* START The records *

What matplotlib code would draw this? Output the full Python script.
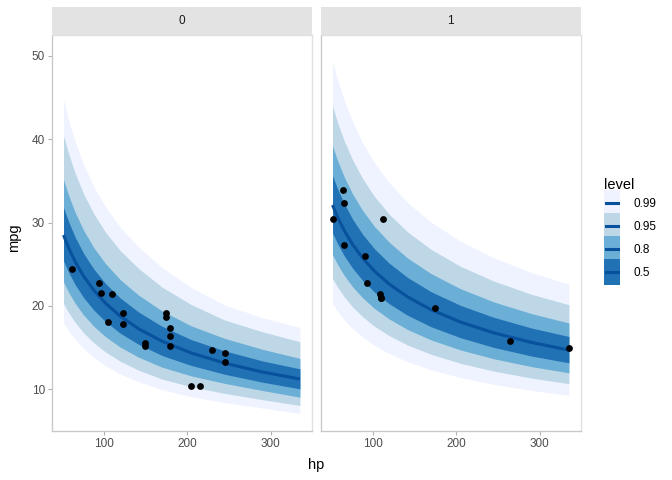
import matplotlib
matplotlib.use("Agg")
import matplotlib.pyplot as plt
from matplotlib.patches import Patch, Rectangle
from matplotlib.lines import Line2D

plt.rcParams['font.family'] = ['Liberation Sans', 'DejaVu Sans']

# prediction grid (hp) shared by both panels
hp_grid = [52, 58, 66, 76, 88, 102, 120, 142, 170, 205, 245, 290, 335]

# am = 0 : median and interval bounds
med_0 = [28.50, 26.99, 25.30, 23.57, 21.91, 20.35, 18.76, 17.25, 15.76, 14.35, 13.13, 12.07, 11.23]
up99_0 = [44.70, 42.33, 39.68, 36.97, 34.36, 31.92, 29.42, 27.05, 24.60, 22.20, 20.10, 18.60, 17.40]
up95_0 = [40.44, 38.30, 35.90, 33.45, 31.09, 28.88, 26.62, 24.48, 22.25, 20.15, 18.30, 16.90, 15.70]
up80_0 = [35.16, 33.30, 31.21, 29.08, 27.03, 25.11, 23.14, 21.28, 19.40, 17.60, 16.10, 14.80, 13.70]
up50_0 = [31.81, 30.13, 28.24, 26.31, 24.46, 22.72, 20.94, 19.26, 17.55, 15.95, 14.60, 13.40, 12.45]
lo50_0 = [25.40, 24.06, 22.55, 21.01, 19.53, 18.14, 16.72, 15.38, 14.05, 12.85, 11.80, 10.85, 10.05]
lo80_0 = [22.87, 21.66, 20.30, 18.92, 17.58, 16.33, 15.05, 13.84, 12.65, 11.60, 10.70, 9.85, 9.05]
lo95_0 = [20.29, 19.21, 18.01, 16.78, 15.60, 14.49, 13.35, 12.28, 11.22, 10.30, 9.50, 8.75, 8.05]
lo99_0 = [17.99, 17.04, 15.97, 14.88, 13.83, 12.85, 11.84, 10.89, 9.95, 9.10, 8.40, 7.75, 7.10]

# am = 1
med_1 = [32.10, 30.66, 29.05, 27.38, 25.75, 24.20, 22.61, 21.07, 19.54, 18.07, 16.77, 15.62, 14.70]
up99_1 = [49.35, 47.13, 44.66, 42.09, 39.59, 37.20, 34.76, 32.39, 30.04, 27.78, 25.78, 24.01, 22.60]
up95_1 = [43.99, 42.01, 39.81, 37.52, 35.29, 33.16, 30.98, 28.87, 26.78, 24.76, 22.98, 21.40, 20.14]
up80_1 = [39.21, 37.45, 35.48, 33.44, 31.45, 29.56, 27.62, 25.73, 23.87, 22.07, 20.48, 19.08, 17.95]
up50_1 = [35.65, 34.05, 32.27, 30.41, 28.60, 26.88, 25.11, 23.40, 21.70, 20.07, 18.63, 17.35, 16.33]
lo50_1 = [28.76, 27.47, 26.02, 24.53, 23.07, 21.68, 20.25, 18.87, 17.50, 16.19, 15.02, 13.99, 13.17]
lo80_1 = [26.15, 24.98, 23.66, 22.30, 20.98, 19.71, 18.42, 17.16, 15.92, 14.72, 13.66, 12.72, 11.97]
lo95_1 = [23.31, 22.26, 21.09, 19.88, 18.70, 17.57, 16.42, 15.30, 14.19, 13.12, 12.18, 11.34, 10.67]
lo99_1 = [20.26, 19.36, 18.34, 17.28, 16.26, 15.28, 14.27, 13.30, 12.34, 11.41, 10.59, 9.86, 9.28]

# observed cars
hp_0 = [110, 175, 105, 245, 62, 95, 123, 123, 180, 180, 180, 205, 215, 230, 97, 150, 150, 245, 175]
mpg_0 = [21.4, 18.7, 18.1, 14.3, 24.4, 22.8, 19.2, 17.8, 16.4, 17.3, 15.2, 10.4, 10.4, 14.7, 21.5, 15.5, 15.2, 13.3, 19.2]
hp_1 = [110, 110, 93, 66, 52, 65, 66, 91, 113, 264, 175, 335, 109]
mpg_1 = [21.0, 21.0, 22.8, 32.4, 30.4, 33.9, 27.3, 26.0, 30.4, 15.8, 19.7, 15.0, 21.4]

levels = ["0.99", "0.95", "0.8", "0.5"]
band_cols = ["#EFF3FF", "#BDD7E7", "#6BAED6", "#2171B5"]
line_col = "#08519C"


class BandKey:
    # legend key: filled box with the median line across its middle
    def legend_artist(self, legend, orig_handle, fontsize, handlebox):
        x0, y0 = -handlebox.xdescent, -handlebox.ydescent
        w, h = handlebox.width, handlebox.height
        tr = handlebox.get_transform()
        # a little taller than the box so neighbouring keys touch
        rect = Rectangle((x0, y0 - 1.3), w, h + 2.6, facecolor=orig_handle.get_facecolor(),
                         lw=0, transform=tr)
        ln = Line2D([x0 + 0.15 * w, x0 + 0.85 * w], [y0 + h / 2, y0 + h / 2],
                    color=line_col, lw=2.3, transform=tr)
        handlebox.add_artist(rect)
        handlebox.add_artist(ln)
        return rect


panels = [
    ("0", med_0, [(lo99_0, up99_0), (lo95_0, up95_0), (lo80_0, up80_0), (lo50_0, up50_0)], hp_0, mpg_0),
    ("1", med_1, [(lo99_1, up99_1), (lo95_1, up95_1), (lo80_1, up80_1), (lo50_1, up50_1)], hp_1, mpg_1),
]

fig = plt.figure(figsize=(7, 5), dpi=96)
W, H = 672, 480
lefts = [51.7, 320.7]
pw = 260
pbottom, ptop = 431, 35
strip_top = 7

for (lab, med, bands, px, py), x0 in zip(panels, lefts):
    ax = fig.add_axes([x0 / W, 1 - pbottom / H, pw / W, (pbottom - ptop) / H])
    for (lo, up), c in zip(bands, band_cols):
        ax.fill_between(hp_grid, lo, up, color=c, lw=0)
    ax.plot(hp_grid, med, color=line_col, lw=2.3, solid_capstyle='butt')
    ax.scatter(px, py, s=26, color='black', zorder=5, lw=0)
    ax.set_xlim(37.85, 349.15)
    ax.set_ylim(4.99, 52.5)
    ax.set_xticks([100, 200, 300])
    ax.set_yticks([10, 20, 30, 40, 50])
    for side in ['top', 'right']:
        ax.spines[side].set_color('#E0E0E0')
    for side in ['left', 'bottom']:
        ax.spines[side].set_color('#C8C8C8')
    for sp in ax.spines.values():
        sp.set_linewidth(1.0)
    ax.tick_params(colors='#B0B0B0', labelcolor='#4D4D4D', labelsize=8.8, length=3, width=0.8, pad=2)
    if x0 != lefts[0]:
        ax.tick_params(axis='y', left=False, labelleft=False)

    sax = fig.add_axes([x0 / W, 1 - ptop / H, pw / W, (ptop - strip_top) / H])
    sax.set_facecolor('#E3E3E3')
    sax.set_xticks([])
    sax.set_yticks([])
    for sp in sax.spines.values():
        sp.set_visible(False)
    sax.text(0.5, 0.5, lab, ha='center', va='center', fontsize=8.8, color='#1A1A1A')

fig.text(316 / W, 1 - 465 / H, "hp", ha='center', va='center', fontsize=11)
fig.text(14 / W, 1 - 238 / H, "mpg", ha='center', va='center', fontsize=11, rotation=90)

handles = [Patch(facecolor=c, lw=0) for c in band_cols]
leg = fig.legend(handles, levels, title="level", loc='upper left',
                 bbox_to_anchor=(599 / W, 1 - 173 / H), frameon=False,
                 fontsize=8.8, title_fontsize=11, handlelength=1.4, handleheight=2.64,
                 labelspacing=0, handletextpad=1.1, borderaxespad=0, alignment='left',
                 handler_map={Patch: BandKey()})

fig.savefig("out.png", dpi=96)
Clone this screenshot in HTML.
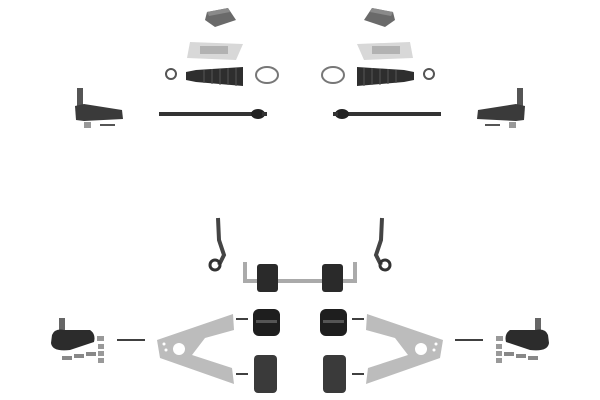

* END The records *

The task ▸ Leave the pictures out and print the records above exactly as they stand.

Task answer ▸
What matplotlib code would draw this? Output the full Python script.
import matplotlib
matplotlib.use("Agg")
import matplotlib.pyplot as plt
from matplotlib.patches import Patch, Rectangle
from matplotlib.lines import Line2D

plt.rcParams['font.family'] = ['Liberation Sans', 'DejaVu Sans']

# prediction grid (hp) shared by both panels
hp_grid = [52, 58, 66, 76, 88, 102, 120, 142, 170, 205, 245, 290, 335]

# am = 0 : median and interval bounds
med_0 = [28.50, 26.99, 25.30, 23.57, 21.91, 20.35, 18.76, 17.25, 15.76, 14.35, 13.13, 12.07, 11.23]
up99_0 = [44.70, 42.33, 39.68, 36.97, 34.36, 31.92, 29.42, 27.05, 24.60, 22.20, 20.10, 18.60, 17.40]
up95_0 = [40.44, 38.30, 35.90, 33.45, 31.09, 28.88, 26.62, 24.48, 22.25, 20.15, 18.30, 16.90, 15.70]
up80_0 = [35.16, 33.30, 31.21, 29.08, 27.03, 25.11, 23.14, 21.28, 19.40, 17.60, 16.10, 14.80, 13.70]
up50_0 = [31.81, 30.13, 28.24, 26.31, 24.46, 22.72, 20.94, 19.26, 17.55, 15.95, 14.60, 13.40, 12.45]
lo50_0 = [25.40, 24.06, 22.55, 21.01, 19.53, 18.14, 16.72, 15.38, 14.05, 12.85, 11.80, 10.85, 10.05]
lo80_0 = [22.87, 21.66, 20.30, 18.92, 17.58, 16.33, 15.05, 13.84, 12.65, 11.60, 10.70, 9.85, 9.05]
lo95_0 = [20.29, 19.21, 18.01, 16.78, 15.60, 14.49, 13.35, 12.28, 11.22, 10.30, 9.50, 8.75, 8.05]
lo99_0 = [17.99, 17.04, 15.97, 14.88, 13.83, 12.85, 11.84, 10.89, 9.95, 9.10, 8.40, 7.75, 7.10]

# am = 1
med_1 = [32.10, 30.66, 29.05, 27.38, 25.75, 24.20, 22.61, 21.07, 19.54, 18.07, 16.77, 15.62, 14.70]
up99_1 = [49.35, 47.13, 44.66, 42.09, 39.59, 37.20, 34.76, 32.39, 30.04, 27.78, 25.78, 24.01, 22.60]
up95_1 = [43.99, 42.01, 39.81, 37.52, 35.29, 33.16, 30.98, 28.87, 26.78, 24.76, 22.98, 21.40, 20.14]
up80_1 = [39.21, 37.45, 35.48, 33.44, 31.45, 29.56, 27.62, 25.73, 23.87, 22.07, 20.48, 19.08, 17.95]
up50_1 = [35.65, 34.05, 32.27, 30.41, 28.60, 26.88, 25.11, 23.40, 21.70, 20.07, 18.63, 17.35, 16.33]
lo50_1 = [28.76, 27.47, 26.02, 24.53, 23.07, 21.68, 20.25, 18.87, 17.50, 16.19, 15.02, 13.99, 13.17]
lo80_1 = [26.15, 24.98, 23.66, 22.30, 20.98, 19.71, 18.42, 17.16, 15.92, 14.72, 13.66, 12.72, 11.97]
lo95_1 = [23.31, 22.26, 21.09, 19.88, 18.70, 17.57, 16.42, 15.30, 14.19, 13.12, 12.18, 11.34, 10.67]
lo99_1 = [20.26, 19.36, 18.34, 17.28, 16.26, 15.28, 14.27, 13.30, 12.34, 11.41, 10.59, 9.86, 9.28]

# observed cars
hp_0 = [110, 175, 105, 245, 62, 95, 123, 123, 180, 180, 180, 205, 215, 230, 97, 150, 150, 245, 175]
mpg_0 = [21.4, 18.7, 18.1, 14.3, 24.4, 22.8, 19.2, 17.8, 16.4, 17.3, 15.2, 10.4, 10.4, 14.7, 21.5, 15.5, 15.2, 13.3, 19.2]
hp_1 = [110, 110, 93, 66, 52, 65, 66, 91, 113, 264, 175, 335, 109]
mpg_1 = [21.0, 21.0, 22.8, 32.4, 30.4, 33.9, 27.3, 26.0, 30.4, 15.8, 19.7, 15.0, 21.4]

levels = ["0.99", "0.95", "0.8", "0.5"]
band_cols = ["#EFF3FF", "#BDD7E7", "#6BAED6", "#2171B5"]
line_col = "#08519C"


class BandKey:
    # legend key: filled box with the median line across its middle
    def legend_artist(self, legend, orig_handle, fontsize, handlebox):
        x0, y0 = -handlebox.xdescent, -handlebox.ydescent
        w, h = handlebox.width, handlebox.height
        tr = handlebox.get_transform()
        # a little taller than the box so neighbouring keys touch
        rect = Rectangle((x0, y0 - 1.3), w, h + 2.6, facecolor=orig_handle.get_facecolor(),
                         lw=0, transform=tr)
        ln = Line2D([x0 + 0.15 * w, x0 + 0.85 * w], [y0 + h / 2, y0 + h / 2],
                    color=line_col, lw=2.3, transform=tr)
        handlebox.add_artist(rect)
        handlebox.add_artist(ln)
        return rect


panels = [
    ("0", med_0, [(lo99_0, up99_0), (lo95_0, up95_0), (lo80_0, up80_0), (lo50_0, up50_0)], hp_0, mpg_0),
    ("1", med_1, [(lo99_1, up99_1), (lo95_1, up95_1), (lo80_1, up80_1), (lo50_1, up50_1)], hp_1, mpg_1),
]

fig = plt.figure(figsize=(7, 5), dpi=96)
W, H = 672, 480
lefts = [51.7, 320.7]
pw = 260
pbottom, ptop = 431, 35
strip_top = 7

for (lab, med, bands, px, py), x0 in zip(panels, lefts):
    ax = fig.add_axes([x0 / W, 1 - pbottom / H, pw / W, (pbottom - ptop) / H])
    for (lo, up), c in zip(bands, band_cols):
        ax.fill_between(hp_grid, lo, up, color=c, lw=0)
    ax.plot(hp_grid, med, color=line_col, lw=2.3, solid_capstyle='butt')
    ax.scatter(px, py, s=26, color='black', zorder=5, lw=0)
    ax.set_xlim(37.85, 349.15)
    ax.set_ylim(4.99, 52.5)
    ax.set_xticks([100, 200, 300])
    ax.set_yticks([10, 20, 30, 40, 50])
    for side in ['top', 'right']:
        ax.spines[side].set_color('#E0E0E0')
    for side in ['left', 'bottom']:
        ax.spines[side].set_color('#C8C8C8')
    for sp in ax.spines.values():
        sp.set_linewidth(1.0)
    ax.tick_params(colors='#B0B0B0', labelcolor='#4D4D4D', labelsize=8.8, length=3, width=0.8, pad=2)
    if x0 != lefts[0]:
        ax.tick_params(axis='y', left=False, labelleft=False)

    sax = fig.add_axes([x0 / W, 1 - ptop / H, pw / W, (ptop - strip_top) / H])
    sax.set_facecolor('#E3E3E3')
    sax.set_xticks([])
    sax.set_yticks([])
    for sp in sax.spines.values():
        sp.set_visible(False)
    sax.text(0.5, 0.5, lab, ha='center', va='center', fontsize=8.8, color='#1A1A1A')

fig.text(316 / W, 1 - 465 / H, "hp", ha='center', va='center', fontsize=11)
fig.text(14 / W, 1 - 238 / H, "mpg", ha='center', va='center', fontsize=11, rotation=90)

handles = [Patch(facecolor=c, lw=0) for c in band_cols]
leg = fig.legend(handles, levels, title="level", loc='upper left',
                 bbox_to_anchor=(599 / W, 1 - 173 / H), frameon=False,
                 fontsize=8.8, title_fontsize=11, handlelength=1.4, handleheight=2.64,
                 labelspacing=0, handletextpad=1.1, borderaxespad=0, alignment='left',
                 handler_map={Patch: BandKey()})

fig.savefig("out.png", dpi=96)
Clone this screenshot in HTML.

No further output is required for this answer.